I checked with my neighbor........who did replace an AirPort Extreme with an attached hard drive with a Synology router and he has not had any issues with Time Machine backups. He added a new hard drive when he upgraded his Mac to Big Sur to start backups that way.
Because he did not even know that Big Sur changed the drive format for Macs, he went ahead and formatted a new hard drive the same way that he has done in the past using Mac OS Extended (Journaled).
Time Machine took care of everything else automatically. He just discovered by examining the sparsebundle file that holds all the backups that the sparsebundle was formatted in APFS (Case Sensitive), although the hard drive itself remains formatted in Mac OS Extended (Journaled).
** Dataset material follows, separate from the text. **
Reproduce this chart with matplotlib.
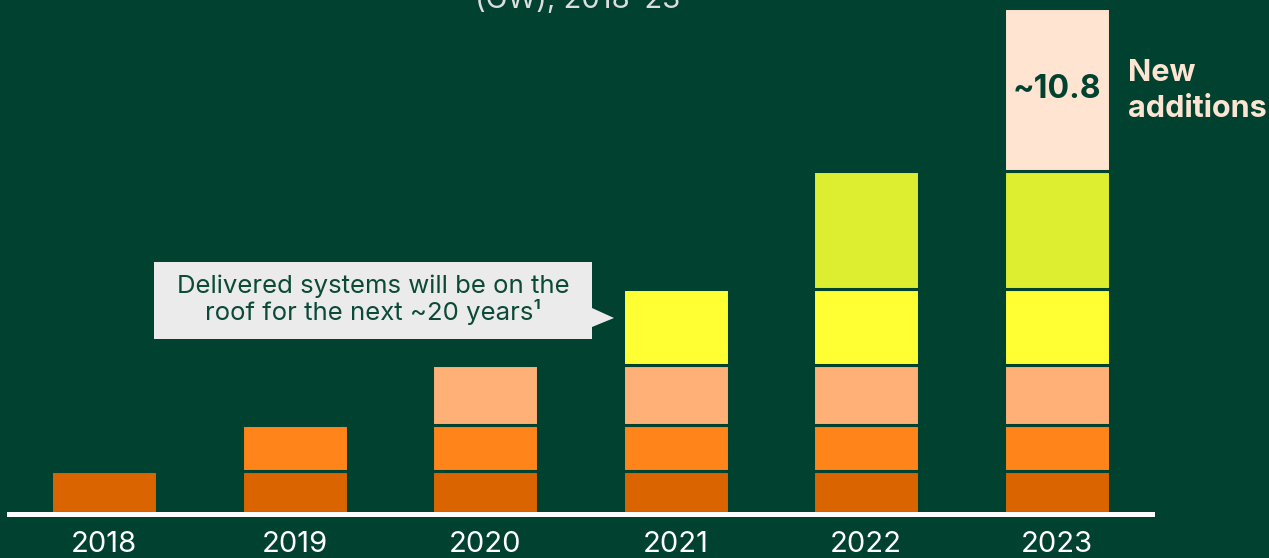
import numpy as np
import matplotlib.pyplot as plt
from matplotlib.patches import Polygon

years = ['2018', '2019', '2020', '2021', '2022', '2023']
additions = [2.8, 3.0, 4.0, 5.0, 7.8, 10.8]      # GW added per year (cohort)
colors = ['#D96400', '#FF8419', '#FFB077', '#FFFF33', '#DDEE30', '#FFE5D1']
bg = '#00412F'
dark = '#00412F'

plt.rcParams['font.family'] = ['Inter', 'DejaVu Sans']

W, H = 1269, 558
fig = plt.figure(figsize=(W / 100, H / 100), dpi=100, facecolor=bg)
ax = fig.add_axes([9 / W, 38 / H, 1143 / W, 520 / H])
ax.set_facecolor(bg)

x = np.arange(len(years))
bottom = 0.0
for k, val in enumerate(additions):
    xs = x[k:]
    ax.bar(xs, [val] * len(xs), bottom=bottom, width=0.556, color=colors[k],
           edgecolor=bg, linewidth=2.2, zorder=2)
    bottom += val

# baseline
ax.axhline(-0.1, color='white', linewidth=3.6, zorder=3, clip_on=False)

ax.set_xlim(-0.5, 5.5)
ax.set_ylim(-0.464, 33.9)
for s in ax.spines.values():
    s.set_visible(False)
ax.set_yticks([])
ax.set_xticks(x)
ax.set_xticklabels(years, color='white', fontsize=21)
ax.tick_params(axis='x', length=0, pad=8)

# label inside newest segment
top_bottom = sum(additions[:-1])
ax.text(x[-1], top_bottom + additions[-1] / 2, '~10.8', ha='center', va='center',
        fontsize=23, fontweight='bold', color=dark, zorder=4)
fig.text(1128 / W, 1 - 91 / H, 'New\nadditions', ha='left', va='center',
         fontsize=22, fontweight='bold', color='#FFE5D1', linespacing=1.35)

# title (cut off at top)
fig.text(578 / W, 1 - 8 / H, '(GW), 2018–23', ha='center', va='baseline',
         fontsize=21, color='#DDDDDD')

# callout box with arrow
px = [(154, 262), (592, 262), (592, 308), (614, 318), (592, 327), (592, 339), (154, 339)]
pts = [(a / W, 1 - b / H) for a, b in px]
fig.add_artist(Polygon(pts, closed=True, transform=fig.transFigure,
                       facecolor='#EBEBEB', edgecolor='none', zorder=5))
fig.text(373 / W, 1 - 300 / H, 'Delivered systems will be on the\nroof for the next ~20 years¹',
         ha='center', va='center', fontsize=18.5, color='#0B4A37', linespacing=1.05, zorder=6)

fig.savefig('out.png', dpi=100, facecolor=bg)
So, his backups are formatted differently than the hard drive, a fact that he did not know. Frankly, this makes things more complicated and with that come more chances of errors.
If it works for you, that's great. If I were trying the same thing, I would also connect a hard drive directly to my Mac(s) every day or so and back up using Time Machine that way as well. It's a simpler and much faster process when Time Machine backs up to a "local" drive.
Note.....my neighbor only uses the hard drive that is connected to his Synology router for Time Machine. He does not use the drive for any other type of file storage, sharing, etc.
I'm not trying to defend Synology's support group, but to be fair, nothing has changed for Time Machine. You still format the hard drive the same way that you did before Big Sur and then let Time Machine take care of everything else.
Your mistake......and mine......was thinking that since Apple changed the format of the hard drive on Big Sur Macs, that a backup drive needed to be formatted the same way.
As a test, I am going to format a spare hard drive in APFS (Case Sensitive) and connect it directly to my Mac to see if Time Machine will back up to the drive that way. Will report on the results later today.